What did we bring home? New insights into microorganisms and climate change, fresh ideas, strong teamwork as well as the reminder that science rarely runs smoothly. But that is what makes it even richer and exciting.
Research location Yellowknife, Northwest Territories: Report by postdoctoral candidate Dennis Metze
Fieldwork as an ecologist means standing knee-deep in a peat bog, pulling samples from unstable ground. It also means waking up at 4:25, sitting 31 hours on planes, or driving more than 2,400 kilometres in a single week. Fieldwork is a special, intense time, with its own rhythm and rules. Rarely are we closer to the natural processes we try to understand.

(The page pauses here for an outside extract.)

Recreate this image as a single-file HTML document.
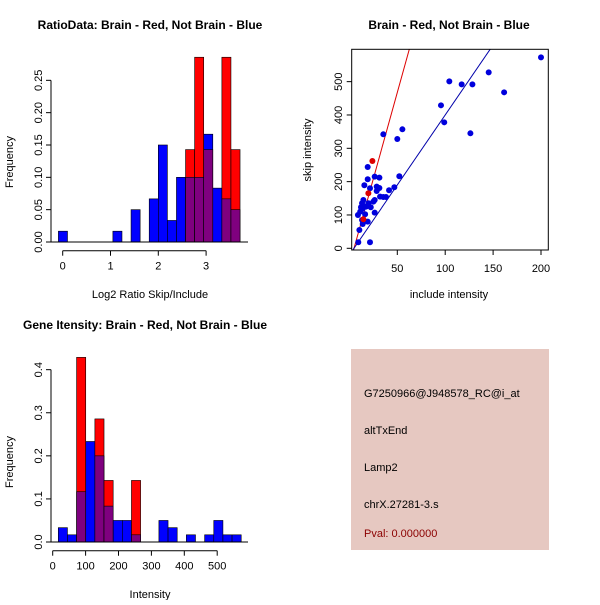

This summer took us from Yellowknife, on Great Slave Lake in the Northwest Territories, all the way to the far north of Alberta. You can imagine the landscape as an endless boreal forest that seems to go on endlessly as you drive straight for hours. Occasionally a track branches off, or a bison crosses the highway. Often the view is obscured by smoke from nearby wildfires. It is no surprise, then, that our only accommodation near the site was a remote fire station, from where firefighters track wildfires by helicopter and try to contain them. Our mission, however, was different.
The microorganisms of permafrost peatlands
Despite the forest fires, there are permafrost soils here that remain permanently frozen beneath the thawing surface. On top of them are peatlands. These permafrost peatlands are a special ecosystem and cover several hundred thousand square kilometres. In them, water often stands just a few centimetres below a layer of peat moss. For the microorganisms living there, this means that there is no oxygen. But for methanogenic archaea, a special group of microorganisms, these are ideal conditions: they thrive here, producing methane, a greenhouse gas 28 times more powerful than CO₂ (calculated over 100 years). A few centimetres higher, oxygen is again available, and other microorganisms become active. Some of them are able to consume the methane produced below and use it for their metabolism.
With the samples we collected, we aim to understand which microorganisms are active on different oxygen levels and how their interactions shift as temperatures rise and permafrost thaws.
Beyond the data
Back in Vienna, it takes a little while to settle back into everyday life. There is not much time for adjustment. Samples must be weighed and extracted, and experiments must be started. But beyond the data and scientific insights, fieldwork leaves us with lasting memories and photos. For me, this includes a soot-covered firefighter joining us after a mission and asking about our work, or a lone wolf quietly watching us from the roadside as we drove past.